When does this unrelenting pain go away? How can it be so easy for someone to just walk away? After saying they love you so much??
It just doesn't seem real now. But, it didn't seem real then, either. Maybe it was all just a lie. (That's the voice of agonizing pain). I want so much to be angry, that I search and search for some horrible memory to distance myself from the love I feel. No matter how much I push or pull I keep finding myself reliving these incredible moments. I just want to turn them off.
This isn't like walking away from an abusive relationship. A relationship where there was fighting or a great divide in thought or compatibility. This is one of the hardest things I've had to face on my own. And I'm struggling to let go. While it was so fucking easy for him.
They say if you really love someone, let them go and if they truly love you they will come back. But we all know some twisted broken heart thought that shit up in an effort to soothe the pain. My head tells me his pride and family would never let him, anyway - so what difference does it make? My eternal optimism feels snuffed out. I can't watch a romantic comedy or the like without shutting it off and calling bullshit. I feel robbed. I feel detached and worst of all I feel alone.

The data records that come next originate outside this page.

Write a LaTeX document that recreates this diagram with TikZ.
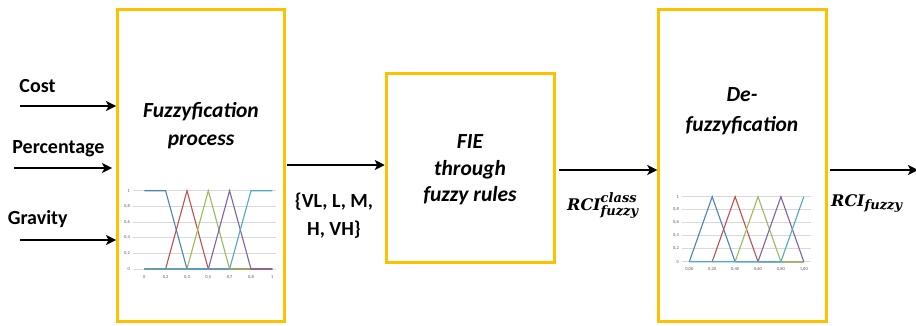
\documentclass[tikz,border=0pt]{standalone}
\usepackage{fontspec}
\setmainfont{Carlito}
\newfontfamily\rcifont{DejaVu Serif}
\usepackage{amsmath}
\DeclareMathSizes{16}{16}{13}{10}
\usetikzlibrary{arrows.meta}
\definecolor{boxor}{HTML}{FFC000}
\definecolor{gridc}{HTML}{D9D9D9}
\definecolor{labc}{HTML}{595959}
\definecolor{sblue}{HTML}{4F81BD}
\definecolor{sred}{HTML}{C0504D}
\definecolor{sgreen}{HTML}{9BBB59}
\definecolor{spurple}{HTML}{8064A2}
\definecolor{scyan}{HTML}{4BACC6}
\newcommand{\bi}[1]{\text{\bfseries\itshape #1}}
\begin{document}
\begin{tikzpicture}[x=1pt,y=-1pt,
  procbox/.style={draw=boxor,line width=3pt,rectangle,inner sep=0pt,fill=white},
  boxtxt/.style={font=\fontsize{21.5}{25}\selectfont\bfseries\itshape,anchor=base,inner sep=0pt},
  lbl/.style={font=\fontsize{20}{24}\selectfont\bfseries,anchor=base,inner sep=0pt},
  rci/.style={font=\fontsize{16}{19}\selectfont\rcifont,anchor=base west,inner sep=0pt},
  arr/.style={line width=2.6pt,-{Stealth[length=10pt,width=10pt,inset=2.5pt]}},
  grid/.style={draw=gridc,line width=0.6pt},
  tick/.style={font=\fontsize{4.5}{5}\selectfont,text=labc,inner sep=0pt},
  ser/.style={line width=1.1pt}
]
\useasboundingbox (0,0) rectangle (916,325);
\fill[white] (0,0) rectangle (916,325);

% boxes
\node[procbox,minimum width=166.7pt,minimum height=312pt] (b1) at (200.9,165.8) {};
\node[procbox,minimum width=168.3pt,minimum height=189.3pt] (b2) at (470.4,167.9) {};
\node[procbox,minimum width=168pt,minimum height=312pt] (b3) at (742.8,165.8) {};

% box texts
\node[boxtxt] (t1a) at (201,117) {Fuzzyfication};
\node[boxtxt] (t1b) at (201,145) {process};
\node[boxtxt] (t2a) at (470,148.3) {FIE};
\node[boxtxt] (t2b) at (470,175) {through};
\node[boxtxt] (t2c) at (470,201.7) {fuzzy rules};
\node[boxtxt] (t3a) at (742,101.7) {De-};
\node[boxtxt] (t3b) at (742,131.7) {fuzzyfication};

% input labels
\node[lbl] (lcost) at (37.5,92.3) {Cost};
\node[lbl] (lperc) at (58.5,153.3) {Percentage};
\node[lbl] (lgrav) at (37.7,224.3) {Gravity};
\node[lbl] (lset1) at (334,207) {\{VL, L, M,};
\node[lbl] (lset2) at (334,235) {H, VH\}};
\node[rci] (rc1) at (567,210) {$\bi{RCI}^{\bi{class}}_{\bi{fuzzy}}$};
\node[rci] (rc2) at (831,206) {$\bi{RCI}_{\bi{fuzzy}}$};

% arrows
\coordinate (c1) at (20,106);
\coordinate (c2) at (14.3,168);
\coordinate (c3) at (20,240);
\coordinate (y165) at (0,165);
\coordinate (y170) at (0,170);
\coordinate (out) at (918,170);
\draw[arr] (c1) -- (c1 -| b1.west);
\draw[arr,shorten >=4pt] (c2) -- (c2 -| b1.west);
\draw[arr] (c3) -- (c3 -| b1.west);
\draw[arr,shorten <=1.5pt] (b1.east |- y165) -- (b2.west |- y165);
\draw[arr,shorten <=3pt] (b2.east |- y170) -- (b3.west |- y170);
\draw[arr,shorten <=2pt] (b3.east |- y170) -- (out);

% chart 1
\foreach \k/\t in {0/1,1/{0,8},2/{0,6},3/{0,4},4/{0,2},5/0}{
  \draw[grid] (133,190.7+15.67*\k) -- (276,190.7+15.67*\k);
  \node[tick,anchor=east] at (130,190.7+15.67*\k) {\t};
}
\foreach \i/\t in {0/0,1/{0,2},2/{0,3},3/{0,5},4/{0,7},5/{0,8},6/1}{
  \node[tick] at (144.3+21.33*\i,277.3) {\t};
}
\draw[ser,sblue] (144.3,190.7) -- (165.6,190.7) -- (187,269) -- (272.3,269);
\draw[ser,sred] (144.3,269) -- (165.6,269) -- (187,190.7) -- (208.3,269) -- (272.3,269);
\draw[ser,sgreen] (144.3,269) -- (187,269) -- (208.3,190.7) -- (229.6,269) -- (251,269);
\draw[ser,spurple] (144.3,269) -- (208.3,269) -- (229.6,190.7) -- (251,269) -- (272.3,269);
\draw[ser,scyan] (144.3,269) -- (229.6,269) -- (251,190.7) -- (272.3,190.7);

% chart 2
\foreach \k/\t in {0/1,1/{0,8},2/{0,6},3/{0,4},4/{0,2},5/0}{
  \draw[grid] (682,196.7+13*\k) -- (811,196.7+13*\k);
  \node[tick,anchor=east] at (679,196.7+13*\k) {\t};
}
\foreach \i/\t in {0/{0,00},1/{0,20},2/{0,40},3/{0,60},4/{0,80},5/{1,00}}{
  \node[tick] at (689.3+22.9*\i,269.3) {\t};
}
\draw[ser,sblue] (689.3,261.7) -- (712.2,196.7) -- (735.1,261.7) -- (803.8,261.7);
\draw[ser,sred] (712.2,261.7) -- (735.1,196.7) -- (758,261.7) -- (803.8,261.7);
\draw[ser,sgreen] (735.1,261.7) -- (758,196.7) -- (780.9,261.7) -- (803.8,261.7);
\draw[ser,spurple] (758,261.7) -- (780.9,196.7) -- (803.8,261.7);
\draw[ser,scyan] (689.3,261.7) -- (780.9,261.7) -- (803.8,196.7);
\end{tikzpicture}
\end{document}
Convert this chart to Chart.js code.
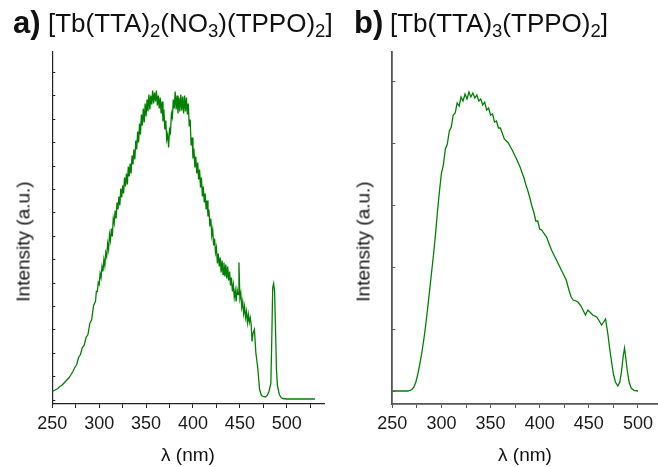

For all that I have been through in my life, I've never felt alone. Not talking to him or seeing him or knowing he will never come for me, has created the greatest despair. He's made me look so foolish and ridiculous believing love was something that I could actually have in my life. He made me believe it and then he snatched it away from me.
It just fucking hurts so much. I want outside of my head and I want to stop this physical ache I feel inside, in my heart. I can smell him when I think of him. I can see his face and his smile. I can hear his laugh and scratchy voice. I can feel his gentle touch and warm embrace. It's all so overwhelming and it's slowly killing me.
I don't care that I sound like a sap. I want to shut out my memories and stop all this stupid crying. I want to find a reason to regret everything. To write him off and out of my life not worthy of my tears or for the place in my heart that still holds onto him. But I can't. I just can't.